Grumps stares at her as if she’s said something filthy.

She feels herself blushing and looks at the bare boards, where her lovely soft rug used to lie. “Like the signs on the tanks say. If it’s brown, flush it down,” she chants in a very small voice, “but if it’s yellow, let it mellow.” An awful pause. “It saves about six liters every time.”

The old man throws out his hand toward the south. “Ye live on a lake too big to see across!”

“Yeah, but …” Sumac wishes one of the teenagers or parents were here to explain it better. “See, if all the water on the planet was in a glass —” She looks around. “Do you have a glass of water?”

“Why would I?”

“To drink. In the night.”

“Don’t like water,” says Grumps, “day or night.”

Sumac is thrown by that. “OK, well, imagic — imagine,” she corrects herself. “Ninety-seven percent of the water in the glass would be salty, right?”

“Why would you fill a glass with salty water?”

“It’s a metaphor,” she says. “And nearly all the rest, the last three percent of all the water in the world, is frozen or filthy. So there’s only zero point one eight percent that’s drinkable, and we have to share it with all the other living things.”

“Just as well I never touch the stuff, then, isn’t it?”

Was that a joke? Grumps is not smiling.

Sumac struggles to find a new subject. “Would you like … maybe a tour of all the bits of Camelottery you haven’t seen yet?”

“Of what?”

“This house.”

“Nae thank you.” That didn’t sound polite, even if it did include a thank you.

Upstairs in the Theater it sounds like Brian’s watching Frozen, which Sumac only pretends to not like anymore. She wonders whether she’s spent long enough in this bare, nasty-smelling room that she can leave without a parent asking why she isn’t being a guide dog.

“What age were you when you landed up here?” Grumps asks suddenly.

She’s startled by the question. “Ah, two hours.”

“Aren’t you one of those wee girlies from a Chinese orphanage?”

“No I’m not.” But Sumac supposes he’s trying to make conversation, in his unpleasant way, so she goes on, “The moms and dads brought me straight from the hospital in a cab.”
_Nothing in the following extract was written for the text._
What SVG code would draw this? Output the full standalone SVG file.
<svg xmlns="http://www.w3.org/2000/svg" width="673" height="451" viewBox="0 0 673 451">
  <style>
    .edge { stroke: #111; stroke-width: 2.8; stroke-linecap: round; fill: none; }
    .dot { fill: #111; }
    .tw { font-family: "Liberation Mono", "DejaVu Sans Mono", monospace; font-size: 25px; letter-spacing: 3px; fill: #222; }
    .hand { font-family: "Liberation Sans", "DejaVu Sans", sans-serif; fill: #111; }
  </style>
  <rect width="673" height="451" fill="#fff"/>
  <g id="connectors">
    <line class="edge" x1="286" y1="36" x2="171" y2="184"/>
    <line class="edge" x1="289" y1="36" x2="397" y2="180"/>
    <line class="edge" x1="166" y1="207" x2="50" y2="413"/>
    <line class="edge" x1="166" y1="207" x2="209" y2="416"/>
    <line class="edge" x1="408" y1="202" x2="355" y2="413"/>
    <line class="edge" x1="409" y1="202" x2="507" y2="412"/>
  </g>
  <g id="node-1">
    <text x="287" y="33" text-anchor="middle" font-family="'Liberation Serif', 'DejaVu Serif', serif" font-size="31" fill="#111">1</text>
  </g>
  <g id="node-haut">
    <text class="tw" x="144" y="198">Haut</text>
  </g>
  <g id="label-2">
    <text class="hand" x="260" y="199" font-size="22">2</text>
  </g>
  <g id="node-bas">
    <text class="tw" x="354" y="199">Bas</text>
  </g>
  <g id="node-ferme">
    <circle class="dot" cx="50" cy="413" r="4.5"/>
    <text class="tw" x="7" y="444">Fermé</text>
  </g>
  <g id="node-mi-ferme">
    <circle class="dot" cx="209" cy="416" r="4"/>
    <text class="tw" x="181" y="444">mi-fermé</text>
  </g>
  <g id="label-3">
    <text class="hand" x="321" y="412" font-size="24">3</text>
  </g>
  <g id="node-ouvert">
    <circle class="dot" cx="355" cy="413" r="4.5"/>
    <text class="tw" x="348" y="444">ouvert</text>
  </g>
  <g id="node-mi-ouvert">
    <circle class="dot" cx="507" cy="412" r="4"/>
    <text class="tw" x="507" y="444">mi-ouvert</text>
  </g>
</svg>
Sic always claims that he, at seven, had the casting vote on whether the Lotterys wanted a fifth baby. He says that because Number Four (Aspen) was barely walking, he only agreed to another little sister on the condition that this one would Revere and Obey Him at All Times. Sumac doesn’t exactly revere Sic, but she does adore him.
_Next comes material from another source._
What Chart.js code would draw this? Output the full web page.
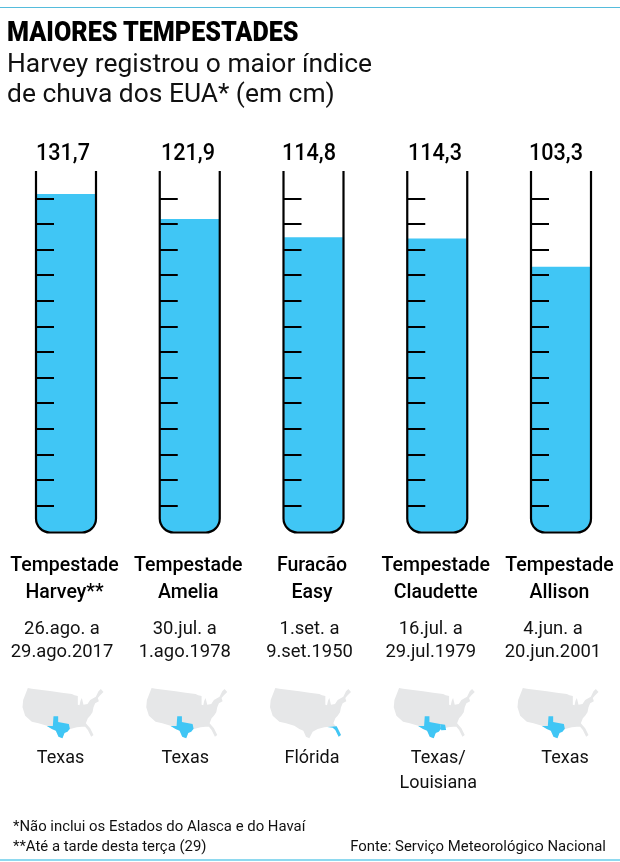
<!DOCTYPE html>
<html lang="pt-BR">
<head>
<meta charset="utf-8">
<title>Maiores tempestades</title>
<script src="https://cdn.jsdelivr.net/npm/chart.js@4/dist/chart.umd.min.js"></script>
<style>
  html, body { margin: 0; padding: 0; background: #fff; }
  #page { position: relative; width: 620px; height: 862px; overflow: hidden; font-family: Roboto, sans-serif; color: #111; }
  #chart { position: absolute; left: 0; top: 0; }
  .t { position: absolute; white-space: nowrap; line-height: 40px; height: 40px; }
  .rule { position: absolute; left: 0; width: 620px; }
  .title { font-size: 27px; font-weight: 900; color: #000; transform: scaleX(.93); transform-origin: left center; }
  .sub { font-size: 26.4px; }
  .val { font-size: 24px; font-weight: 500; color: #000; }
  .date { font-size: 18.4px; }
  .place { font-size: 18px; }
  .note { font-size: 14.9px; }
</style>
</head>
<body>
<div id="page">
  <canvas id="chart" width="620" height="862"></canvas>
  <div class="rule" style="top:7px;height:1px;background:#55bcdc"></div>
  <div class="rule" style="top:859px;height:2px;background:#8ed9ef"></div>
</div>
<script>
var names = [['Tempestade', 'Harvey**'], ['Tempestade', 'Amelia'], ['Furacão', 'Easy'], ['Tempestade', 'Claudette'], ['Tempestade', 'Allison']];
var rainfall = [131.7, 121.9, 114.8, 114.3, 103.3];
var valueLabels = ['131,7', '121,9', '114,8', '114,3', '103,3'];
var datesFrom = ['26.ago. a', '30.jul. a', '1.set. a', '16.jul. a', '4.jun. a'];
var datesTo = ['29.ago.2017', '1.ago.1978', '9.set.1950', '29.jul.1979', '20.jun.2001'];
var places = [['Texas'], ['Texas'], ['Flórida'], ['Texas/', 'Louisiana'], ['Texas']];
var highlighted = [['texas'], ['texas'], ['florida'], ['texas', 'louisiana'], ['texas']];

var BLUE = '#40c6f5';
// the paste-up isn't quite regular, so the captions sit a bit off the tube centres
var valueNudge = [-3, -1.5, -4.5, -2.5, -5];
var dateNudge = [-4, -5, -4, -6.5, -8];
var placeNudge = [-5.5, -4.5, -1.5, 1, 4];

// silhouette of the country, traced at 3x, drawn scaled down
var usaShape = 'M16 0L28 2 58 6 88 10 118 14 148 18 156 22 166 24 166 33 166 50 171 52 174 38 178 30 183 50 195 48 203 36 220 26 228 10 235 3 243 12 233 22 226 30 229 40 218 46 213 58 210 73 203 83 196 91 190 106 203 121 213 141 206 146 196 126 188 116 178 116 163 118 143 123 128 131 118 151 108 146 100 128 88 123 73 113 48 106 28 101 8 83 0 58 2 36Z';
var stateShapes = {
  texas: 'M93 85L107 85 107 102 123 105 139 108 142 122 135 131 126 135 120 151 108 146 100 128 88 123 73 114 91 114Z',
  florida: 'M172 117L200 115 203 121 213 141 206 146 196 126 188 119Z',
  louisiana: 'M139 108L154 110 157 126 142 127 142 122Z'
};

var page = document.getElementById('page');

function addText(text, cls, x, baseline, align) {
  var el = document.createElement('div');
  el.className = 't ' + cls;
  el.textContent = text;
  var size = parseFloat(getComputedStyle(page.appendChild(el)).fontSize);
  el.style.top = (baseline - 20 - 0.36 * size) + 'px';
  if (align === 'left') el.style.left = x + 'px';
  else if (align === 'right') el.style.right = (620 - x) + 'px';
  else { el.style.left = x + 'px'; el.style.transform = cls === 'val' ? 'translateX(-50%) scaleX(.9)' : 'translateX(-50%)'; }
  return el;
}

var tubes = {
  id: 'tubes',
  afterDatasetsDraw: function(chart) {
    var ctx = chart.ctx, x = chart.scales.x, y = chart.scales.y;
    var half = 30, r = 14, bottom = y.bottom + 1;
    ctx.save();
    ctx.strokeStyle = '#000';
    ctx.lineWidth = 2.2;
    rainfall.forEach(function(v, i) {
      var cx = x.getPixelForValue(i);
      ctx.beginPath();
      ctx.moveTo(cx - half, y.top);
      ctx.arcTo(cx - half, bottom, cx + half, bottom, r);
      ctx.arcTo(cx + half, bottom, cx + half, y.top, r);
      ctx.lineTo(cx + half, y.top);
      ctx.stroke();
      y.ticks.forEach(function(t) {
        if (t.value <= 0 || t.value >= 140) return;
        var py = Math.round(y.getPixelForValue(t.value));
        ctx.fillStyle = '#000';
        ctx.fillRect(cx - half, py - 1, 18, 2);
      });
    });
    ctx.restore();
  }
};

var maps = {
  id: 'maps',
  afterDraw: function(chart) {
    var ctx = chart.ctx, x = chart.scales.x;
    names.forEach(function(n, i) {
      ctx.save();
      ctx.translate(x.getPixelForValue(i) - 43.5, 688);
      ctx.scale(1 / 3, 1 / 3);
      ctx.fillStyle = '#e6e7e8';
      ctx.fill(new Path2D(usaShape));
      ctx.fillStyle = BLUE;
      highlighted[i].forEach(function(s) { ctx.fill(new Path2D(stateShapes[s])); });
      ctx.restore();
    });
  }
};

var chart = new Chart(document.getElementById('chart').getContext('2d'), {
  type: 'bar',
  data: {
    labels: names,
    datasets: [{
      data: rainfall,
      backgroundColor: BLUE,
      borderWidth: 0,
      borderSkipped: false,
      borderRadius: { topLeft: 0, topRight: 0, bottomLeft: 13, bottomRight: 13 },
      barThickness: 58,
      clip: false
    }]
  },
  options: {
    responsive: false,
    animation: false,
    layout: { padding: { top: 171, left: 66, right: 59, bottom: 0 } },
    plugins: { legend: { display: false }, tooltip: { enabled: false } },
    scales: {
      x: {
        offset: false,
        border: { display: false },
        grid: { display: false, drawTicks: false, tickLength: 0 },
        ticks: {
          autoSkip: false,
          maxRotation: 0,
          padding: 21,
          labelOffset: -1.5,
          color: '#000',
          font: { family: 'Roboto', size: 19.5, weight: '500', lineHeight: 27 / 19.5 }
        },
        afterFit: function(s) {
          s.height = 862 - 531.5;
          s.paddingLeft = 0;
          s.paddingRight = 0;
        }
      },
      y: {
        min: 0,
        max: 140.8,
        border: { display: false },
        grid: { display: false, drawTicks: false, tickLength: 0 },
        ticks: { display: false, stepSize: 10 },
        afterFit: function(s) { s.width = 0; }
      }
    }
  },
  plugins: [tubes, maps]
});

// html text, lined up on the chart's own columns
var xs = chart.scales.x;
addText('MAIORES TEMPESTADES', 'title', 7, 42, 'left');
addText('Harvey registrou o maior índice', 'sub', 7, 73, 'left');
addText('de chuva dos EUA* (em cm)', 'sub', 7, 103, 'left');
names.forEach(function(n, i) {
  var cx = xs.getPixelForValue(i);
  addText(valueLabels[i], 'val', cx + valueNudge[i], 161);
  addText(datesFrom[i], 'date', cx + dateNudge[i], 635);
  addText(datesTo[i], 'date', cx + dateNudge[i], 658);
  places[i].forEach(function(p, k) {
    addText(p, 'place', cx + placeNudge[i], 763 + k * 25);
  });
});
addText('*Não inclui os Estados do Alasca e do Havaí', 'note', 13, 831, 'left');
addText('**Até a tarde desta terça (29)', 'note', 13, 851, 'left');
addText('Fonte: Serviço Meteorológico Nacional', 'note', 606, 851, 'right');
</script>
</body>
</html>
“My birth mom’s Filipina, by the way,” she adds, just so the old man won’t think she doesn’t know, “and my birth dad’s ancestors are from Germany.”

His forehead crinkles up.

“My bios aren’t a couple. And they didn’t want to be anybody’s mom or dad,” she spells out.

“Why not?”

“Dunno. Did you want to be a dad?” Sumac asks, thinking of PopCorn-the-ugly-baby in the faded photos.
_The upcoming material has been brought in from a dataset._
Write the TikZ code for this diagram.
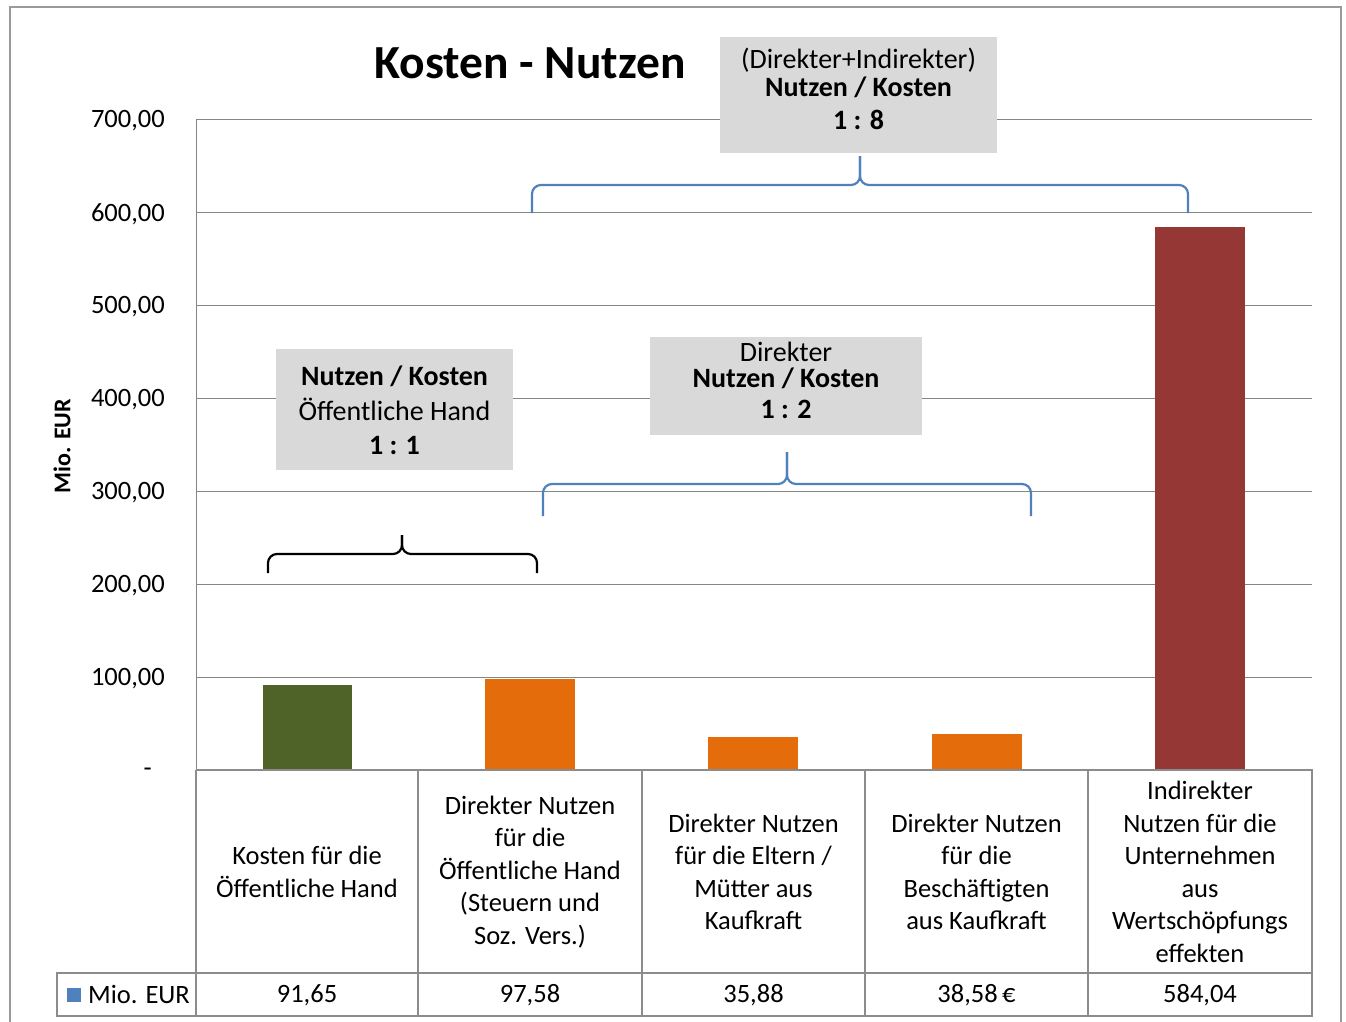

The wet old eyes blink at her. “Not particularly,” Grumps says as if to himself, “but these things sort themselves out, I suppose.”

“Nenita’s in Ottawa but she travels all the time for work,” says Sumac, trying to think of something else to say. “Jensen lives about twenty hours’ drive away in Manitoba.” She doesn’t mention that they’re both accountants, because that sounds weird.

“Never heard the like,” murmurs Grumps. “Do they come see you at all, these whatchamacallem, bio people?”

“Oh yeah,” says Sumac. Though never at the same time. She thinks Nenita and Jensen’s what-will-we-do-about-the-baby conversation probably happened over email.

Grumps has put just one thing on the desk that used to be hers: a calendar of Wildflowers of Yukon. The July page shows a little purple blossom. He’s drawn diagonal slashes through the seventeenth, eighteenth, nineteenth, and twentieth. Ah, it’s the days he’s been in Toronto, Sumac realizes.

Day one of his stay, CardaMom said, but a stay is what you have in a hotel, until you go home. If you’re really going to stay somewhere for the moment, for the present, it’s not called a stay. Prisoners do time. That’s what the linesthrough the dates are like: the scratches a prisoner makes on a cell wall.



The old man’s eyes have followed Sumac’s

to the calendar. “The whole crew of ye’ll be on your holliers for months, I suppose.”

“On our what?”

“School holidays.”

“Oh, we don’t go to school,” says Sumac.